Legislative odds and the countdown before potential recess
While different parts of the ecosystem have weighed in on CLARITY, timing may be just as consequential as drafting details. The banking letter arrives “just days ahead” of the bill’s scheduled House hearing on July 17, with the broader effort aiming to create the first comprehensive regulatory framework for digital assets in the US.
At the same time, market participants have been assessing whether Congress can actually move the bill through both chambers. Galaxy Digital previously reduced its odds for CLARITY to become law in 2026, cutting its estimate to 50% on June 26, according to Cointelegraph coverage of Galaxy’s view. Galaxy cited the absence of a unified Senate Banking-Agriculture text, the lack of a firm floor schedule, and a narrowing legislative window as lawmakers approach the period when they leave Washington.

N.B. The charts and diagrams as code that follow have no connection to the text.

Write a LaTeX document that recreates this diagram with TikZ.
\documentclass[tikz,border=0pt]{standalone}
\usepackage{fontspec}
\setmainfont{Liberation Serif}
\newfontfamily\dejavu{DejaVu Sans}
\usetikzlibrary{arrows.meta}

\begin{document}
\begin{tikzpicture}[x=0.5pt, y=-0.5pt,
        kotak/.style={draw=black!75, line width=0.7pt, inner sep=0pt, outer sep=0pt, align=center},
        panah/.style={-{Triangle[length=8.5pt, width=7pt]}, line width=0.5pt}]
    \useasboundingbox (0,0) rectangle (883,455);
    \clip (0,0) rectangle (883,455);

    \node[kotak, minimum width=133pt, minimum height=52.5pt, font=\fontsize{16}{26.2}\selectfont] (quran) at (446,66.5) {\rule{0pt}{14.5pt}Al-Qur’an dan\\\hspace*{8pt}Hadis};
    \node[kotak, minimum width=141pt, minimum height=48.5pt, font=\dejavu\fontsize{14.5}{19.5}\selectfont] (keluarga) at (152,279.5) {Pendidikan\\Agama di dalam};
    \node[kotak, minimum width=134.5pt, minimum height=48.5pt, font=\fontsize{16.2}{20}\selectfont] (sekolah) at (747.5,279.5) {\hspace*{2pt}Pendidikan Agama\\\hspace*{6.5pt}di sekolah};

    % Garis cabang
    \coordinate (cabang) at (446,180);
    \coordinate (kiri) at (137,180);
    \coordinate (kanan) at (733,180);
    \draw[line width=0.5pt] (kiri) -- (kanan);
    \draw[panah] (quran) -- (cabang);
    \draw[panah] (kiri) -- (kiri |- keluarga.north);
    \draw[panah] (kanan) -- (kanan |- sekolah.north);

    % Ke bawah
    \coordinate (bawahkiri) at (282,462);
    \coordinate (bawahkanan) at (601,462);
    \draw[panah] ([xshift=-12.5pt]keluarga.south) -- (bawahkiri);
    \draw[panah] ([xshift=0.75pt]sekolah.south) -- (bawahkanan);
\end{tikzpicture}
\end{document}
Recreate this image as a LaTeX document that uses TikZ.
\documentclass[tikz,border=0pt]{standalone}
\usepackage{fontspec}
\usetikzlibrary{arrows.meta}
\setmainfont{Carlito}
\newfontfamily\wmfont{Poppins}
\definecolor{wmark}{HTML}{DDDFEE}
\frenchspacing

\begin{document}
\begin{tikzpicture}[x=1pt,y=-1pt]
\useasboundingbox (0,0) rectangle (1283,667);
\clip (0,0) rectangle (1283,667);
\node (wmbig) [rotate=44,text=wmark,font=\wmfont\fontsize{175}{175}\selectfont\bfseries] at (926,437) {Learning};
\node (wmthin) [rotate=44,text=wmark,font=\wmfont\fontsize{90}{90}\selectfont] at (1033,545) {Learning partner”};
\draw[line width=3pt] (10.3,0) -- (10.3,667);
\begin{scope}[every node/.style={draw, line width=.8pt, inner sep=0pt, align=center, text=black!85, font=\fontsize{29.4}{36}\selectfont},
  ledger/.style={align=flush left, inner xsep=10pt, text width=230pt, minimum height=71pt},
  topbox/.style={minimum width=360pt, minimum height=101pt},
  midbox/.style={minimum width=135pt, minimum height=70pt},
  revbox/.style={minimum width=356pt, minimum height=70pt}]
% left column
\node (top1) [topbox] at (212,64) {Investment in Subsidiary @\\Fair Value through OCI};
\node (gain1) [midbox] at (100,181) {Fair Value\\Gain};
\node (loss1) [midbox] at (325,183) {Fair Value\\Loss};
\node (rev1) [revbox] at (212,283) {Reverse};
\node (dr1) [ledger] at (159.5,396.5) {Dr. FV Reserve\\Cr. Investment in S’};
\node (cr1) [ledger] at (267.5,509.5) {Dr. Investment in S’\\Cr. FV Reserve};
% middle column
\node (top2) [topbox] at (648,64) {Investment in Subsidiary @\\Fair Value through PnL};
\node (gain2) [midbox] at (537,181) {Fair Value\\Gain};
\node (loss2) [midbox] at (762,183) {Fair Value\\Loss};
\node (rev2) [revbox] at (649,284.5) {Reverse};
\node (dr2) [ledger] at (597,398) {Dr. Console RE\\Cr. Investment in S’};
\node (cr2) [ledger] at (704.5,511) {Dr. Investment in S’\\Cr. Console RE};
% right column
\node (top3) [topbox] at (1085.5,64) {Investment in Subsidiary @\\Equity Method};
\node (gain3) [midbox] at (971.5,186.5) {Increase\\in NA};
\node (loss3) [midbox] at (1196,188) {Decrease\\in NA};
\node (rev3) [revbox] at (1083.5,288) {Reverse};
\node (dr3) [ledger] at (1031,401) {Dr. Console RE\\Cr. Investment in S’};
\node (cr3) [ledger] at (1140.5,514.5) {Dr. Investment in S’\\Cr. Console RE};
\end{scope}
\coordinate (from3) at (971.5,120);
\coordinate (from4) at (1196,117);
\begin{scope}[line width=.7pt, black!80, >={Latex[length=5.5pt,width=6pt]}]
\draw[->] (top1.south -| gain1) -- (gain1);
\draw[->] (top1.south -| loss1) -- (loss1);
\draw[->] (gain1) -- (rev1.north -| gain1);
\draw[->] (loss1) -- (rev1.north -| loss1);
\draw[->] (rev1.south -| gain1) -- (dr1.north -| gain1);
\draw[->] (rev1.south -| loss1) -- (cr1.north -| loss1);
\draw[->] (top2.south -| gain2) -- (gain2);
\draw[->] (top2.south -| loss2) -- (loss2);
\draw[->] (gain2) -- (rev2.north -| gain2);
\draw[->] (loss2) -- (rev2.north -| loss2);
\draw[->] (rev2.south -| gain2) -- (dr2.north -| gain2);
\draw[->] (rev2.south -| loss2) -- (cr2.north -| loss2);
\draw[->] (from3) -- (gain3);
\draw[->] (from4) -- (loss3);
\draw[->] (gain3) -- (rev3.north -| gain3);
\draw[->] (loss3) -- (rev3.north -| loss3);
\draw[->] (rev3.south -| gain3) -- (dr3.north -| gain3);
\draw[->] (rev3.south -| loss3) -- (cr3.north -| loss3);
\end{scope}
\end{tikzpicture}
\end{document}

The latest banking push strengthens the view that key issues—particularly stablecoin yield restrictions—could still face negotiation. Even if the bill advances, changes requested by bank trade groups could reshape how the stablecoin interest/reward line is interpreted and enforced.
What to watch next
With a House hearing coming up and continued cross-industry pressure on how section 404 should be interpreted, investors and builders should watch whether Senate leaders narrow the stablecoin yield rules in response to banking concerns—and whether lawmakers can maintain momentum on a full-bill path before legislative time runs out.